PEOPLECERT proud supporter of AFDEmp’s vision to re-skill IT professionals and help reduce unemployment in Greece

The 1st Coding Bootcamp with 100% Guaranteed Employment in Greece recently concluded with resounding success. Organised by the Alliance for Digital Employability (AFDEmp), in collaboration with the Athens University of Business and Economics, the Council of European Professional Informatics Societies (CEPIS), and its Greek member-society HePIS, the Bootcamp reskilled 30 previously unemployed candidates with no ICT background as full stack developers, while securing for them employment contracts in relevant well-paid jobs. 

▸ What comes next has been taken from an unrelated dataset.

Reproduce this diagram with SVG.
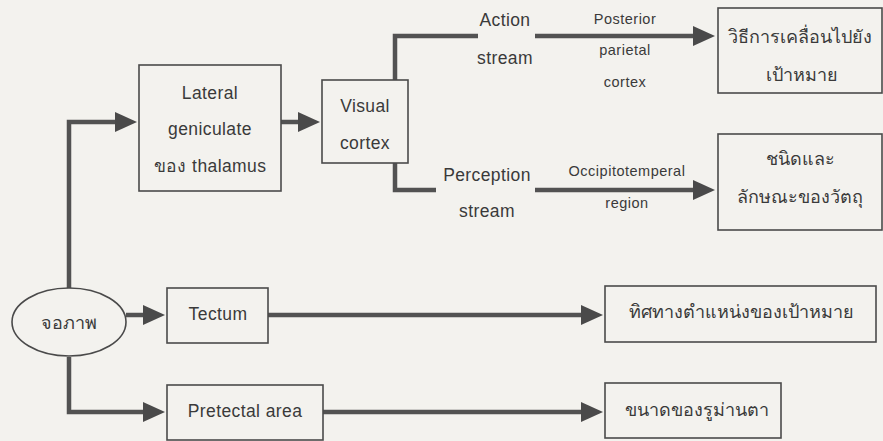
<svg xmlns="http://www.w3.org/2000/svg" width="883" height="441" viewBox="0 0 883 441">
<style>
.bg{fill:#f3f2ee}
.box{fill:none;stroke:#4a4a4a;stroke-width:1.6}
.ln{fill:none;stroke:#525252;stroke-width:4.5;stroke-linejoin:miter}
.t{font-family:"Liberation Sans","Noto Sans",sans-serif;font-size:17.5px;letter-spacing:0.4px;fill:#3a3a3a;text-anchor:middle;dominant-baseline:central}
.s{font-size:14.5px;letter-spacing:0.5px}
.th{font-size:18px;letter-spacing:0}
</style>
<defs>
<marker id="ah" markerUnits="userSpaceOnUse" markerWidth="24" markerHeight="22" refX="12" refY="10" orient="auto">
<path d="M0,0 L22,10 L0,20 Z" fill="#4a4a4a"/>
</marker>
</defs>
<rect class="bg" x="0" y="0" width="883" height="441"/>
<g id="connectors">
<path class="ln" d="M69,288 V122 H127" marker-end="url(#ah)"/>
<line class="ln" x1="281" y1="122" x2="310" y2="122" marker-end="url(#ah)"/>
<path class="ln" d="M395,80 V36 H478"/>
<line class="ln" x1="535" y1="36" x2="705" y2="36" marker-end="url(#ah)"/>
<path class="ln" d="M395,163 V190 H436"/>
<line class="ln" x1="535" y1="190" x2="705" y2="190" marker-end="url(#ah)"/>
<line class="ln" x1="126" y1="315" x2="155" y2="315" marker-end="url(#ah)"/>
<path class="ln" d="M69,357 V412 H155" marker-end="url(#ah)"/>
<line class="ln" x1="268" y1="315" x2="593" y2="315" marker-end="url(#ah)"/>
<line class="ln" x1="323" y1="412" x2="593" y2="412" marker-end="url(#ah)"/>
<text class="t" x="505" y="20">Action</text>
<text class="t" x="505" y="58">stream</text>
<text class="t s" x="625" y="19">Posterior</text>
<text class="t s" x="625" y="50">parietal</text>
<text class="t s" x="625" y="82">cortex</text>
<text class="t" x="487" y="175">Perception</text>
<text class="t" x="487" y="211">stream</text>
<text class="t s" x="627" y="171">Occipitotemperal</text>
<text class="t s" x="627" y="203">region</text>
</g>
<g id="retina">
<ellipse cx="69" cy="322" rx="57" ry="34" fill="none" stroke="#4a4a4a" stroke-width="1.6"/>
<text class="t th" x="69" y="323">จอภาพ</text>
</g>
<g id="lgn">
<rect class="box" x="139" y="65" width="142" height="126"/>
<text class="t" x="210" y="93">Lateral</text>
<text class="t" x="210" y="129">geniculate</text>
<text class="t" x="210" y="166">ของ thalamus</text>
</g>
<g id="visual">
<rect class="box" x="322" y="80" width="86" height="83"/>
<text class="t" x="365" y="106">Visual</text>
<text class="t" x="365" y="143">cortex</text>
</g>
<g id="action-out">
<rect class="box" x="718" y="8" width="164" height="85"/>
<text class="t th" x="800" y="37">วิธีการเคลื่อนไปยัง</text>
<text class="t th" x="802" y="75">เป้าหมาย</text>
</g>
<g id="perception-out">
<rect class="box" x="718" y="134" width="164" height="96"/>
<text class="t th" x="800" y="159">ชนิดและ</text>
<text class="t th" x="800" y="197">ลักษณะของวัตถุ</text>
</g>
<g id="tectum">
<rect class="box" x="167" y="288" width="101" height="55"/>
<text class="t" x="218" y="314">Tectum</text>
</g>
<g id="tectum-out">
<rect class="box" x="605" y="286" width="271" height="56"/>
<text class="t th" x="741" y="312">ทิศทางตำแหน่งของเป้าหมาย</text>
</g>
<g id="pretectal">
<rect class="box" x="167" y="385" width="156" height="55"/>
<text class="t" x="245" y="411">Pretectal area</text>
</g>
<g id="pretectal-out">
<rect class="box" x="605" y="383" width="176" height="55"/>
<text class="t th" x="697" y="410">ขนาดของรูม่านตา</text>
</g>
</svg>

The Bootcamp participants completed 500 hours of training in Java and C# / .NET, while the 20 participating companies that hired the graduates were actively involved throughout the process to ensure that the knowledge gained was relevant, current and useful.

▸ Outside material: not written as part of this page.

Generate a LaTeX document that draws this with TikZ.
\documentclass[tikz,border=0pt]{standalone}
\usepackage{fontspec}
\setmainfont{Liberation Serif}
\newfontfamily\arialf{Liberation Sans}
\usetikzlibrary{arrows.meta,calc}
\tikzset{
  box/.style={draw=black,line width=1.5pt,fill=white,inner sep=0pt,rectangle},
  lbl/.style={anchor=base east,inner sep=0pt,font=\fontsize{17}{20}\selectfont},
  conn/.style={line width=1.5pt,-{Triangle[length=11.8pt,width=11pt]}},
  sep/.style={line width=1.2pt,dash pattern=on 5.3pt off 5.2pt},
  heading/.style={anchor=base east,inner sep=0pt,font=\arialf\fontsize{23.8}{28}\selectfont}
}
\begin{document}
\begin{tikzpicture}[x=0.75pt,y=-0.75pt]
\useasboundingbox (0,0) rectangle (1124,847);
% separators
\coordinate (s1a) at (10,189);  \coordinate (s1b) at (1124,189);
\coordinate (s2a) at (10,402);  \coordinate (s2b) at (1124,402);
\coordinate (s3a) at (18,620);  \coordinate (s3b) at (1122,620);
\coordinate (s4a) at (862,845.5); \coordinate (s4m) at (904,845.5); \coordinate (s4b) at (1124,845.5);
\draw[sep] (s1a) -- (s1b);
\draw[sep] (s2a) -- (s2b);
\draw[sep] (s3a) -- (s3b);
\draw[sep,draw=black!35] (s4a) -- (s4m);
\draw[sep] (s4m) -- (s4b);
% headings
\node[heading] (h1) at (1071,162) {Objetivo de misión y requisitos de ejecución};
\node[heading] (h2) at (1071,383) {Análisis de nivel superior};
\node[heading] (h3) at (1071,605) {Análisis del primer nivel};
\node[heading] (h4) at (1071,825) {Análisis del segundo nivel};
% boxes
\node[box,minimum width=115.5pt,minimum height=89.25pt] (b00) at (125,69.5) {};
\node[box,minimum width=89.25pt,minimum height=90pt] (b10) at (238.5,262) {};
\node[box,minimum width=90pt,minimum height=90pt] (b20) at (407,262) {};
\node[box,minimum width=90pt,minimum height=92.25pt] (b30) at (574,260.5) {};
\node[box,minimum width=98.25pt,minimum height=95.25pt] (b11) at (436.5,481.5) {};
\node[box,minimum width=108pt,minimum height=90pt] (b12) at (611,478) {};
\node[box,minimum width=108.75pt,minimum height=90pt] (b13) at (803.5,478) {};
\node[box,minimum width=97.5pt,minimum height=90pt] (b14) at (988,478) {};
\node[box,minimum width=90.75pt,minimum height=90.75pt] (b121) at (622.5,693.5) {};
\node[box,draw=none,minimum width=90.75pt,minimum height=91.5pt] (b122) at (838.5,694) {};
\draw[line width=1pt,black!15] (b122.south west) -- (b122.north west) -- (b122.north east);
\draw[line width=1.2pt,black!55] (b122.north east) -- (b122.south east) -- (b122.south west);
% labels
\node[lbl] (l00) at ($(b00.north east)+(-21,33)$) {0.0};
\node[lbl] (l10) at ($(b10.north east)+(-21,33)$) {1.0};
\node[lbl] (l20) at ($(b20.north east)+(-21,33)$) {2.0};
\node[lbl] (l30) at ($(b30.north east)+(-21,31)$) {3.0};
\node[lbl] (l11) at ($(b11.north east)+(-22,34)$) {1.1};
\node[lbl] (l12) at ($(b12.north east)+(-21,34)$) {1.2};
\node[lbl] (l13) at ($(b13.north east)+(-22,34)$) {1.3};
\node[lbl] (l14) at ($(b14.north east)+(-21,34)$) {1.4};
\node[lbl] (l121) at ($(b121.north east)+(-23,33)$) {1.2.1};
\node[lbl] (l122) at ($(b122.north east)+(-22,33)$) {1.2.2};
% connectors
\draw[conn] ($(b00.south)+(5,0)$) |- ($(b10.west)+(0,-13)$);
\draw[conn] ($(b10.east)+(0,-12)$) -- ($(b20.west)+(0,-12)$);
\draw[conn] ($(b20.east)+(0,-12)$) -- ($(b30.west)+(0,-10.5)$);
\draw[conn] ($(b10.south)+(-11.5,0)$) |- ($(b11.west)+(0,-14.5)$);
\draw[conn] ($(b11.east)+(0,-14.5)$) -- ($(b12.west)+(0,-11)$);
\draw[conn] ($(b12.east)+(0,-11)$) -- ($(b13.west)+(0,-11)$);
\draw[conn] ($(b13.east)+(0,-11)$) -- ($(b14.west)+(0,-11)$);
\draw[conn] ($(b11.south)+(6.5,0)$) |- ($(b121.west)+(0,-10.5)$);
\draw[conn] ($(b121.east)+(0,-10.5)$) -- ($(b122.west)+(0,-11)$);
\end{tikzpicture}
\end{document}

PEOPLECERT was among the main supporters of this action, offering administrative support, training classrooms and the certifications required. PEOPLECERT is also one of the participating companies that recently absorbed 2 of the programme’s graduates. In addition to their newly-acquired IT skills, these employees successfully demonstrated innovative thinking, motivation and passion, qualities ingrained in PEOPLECERT’s culture.

The Coding Bootcamp was AFDEmp’s first action with the aim to decrease youth unemployment through re-skilling 500,000 individuals in ICT within the next decade, primarily in Greece. This ambitious plan comes off the back of the recent study "Creating 500,000 new jobs in ICT” which demonstrated that AFDEmp's vision is realistic and feasible.

The initiative has three main goals; 1) to help reduce the current unemployment rate in Greece, which now stands at 25.6%, 2) to eliminate the gap between demand and supply of ICT skills, predicted to result in over 800,000 job vacancies by 2020 in Europe, and 3) to resolve a real problem in Greece, that despite the financial crisis and high unemployment rates, several businesses still struggle to find appropriately skilled IT staff.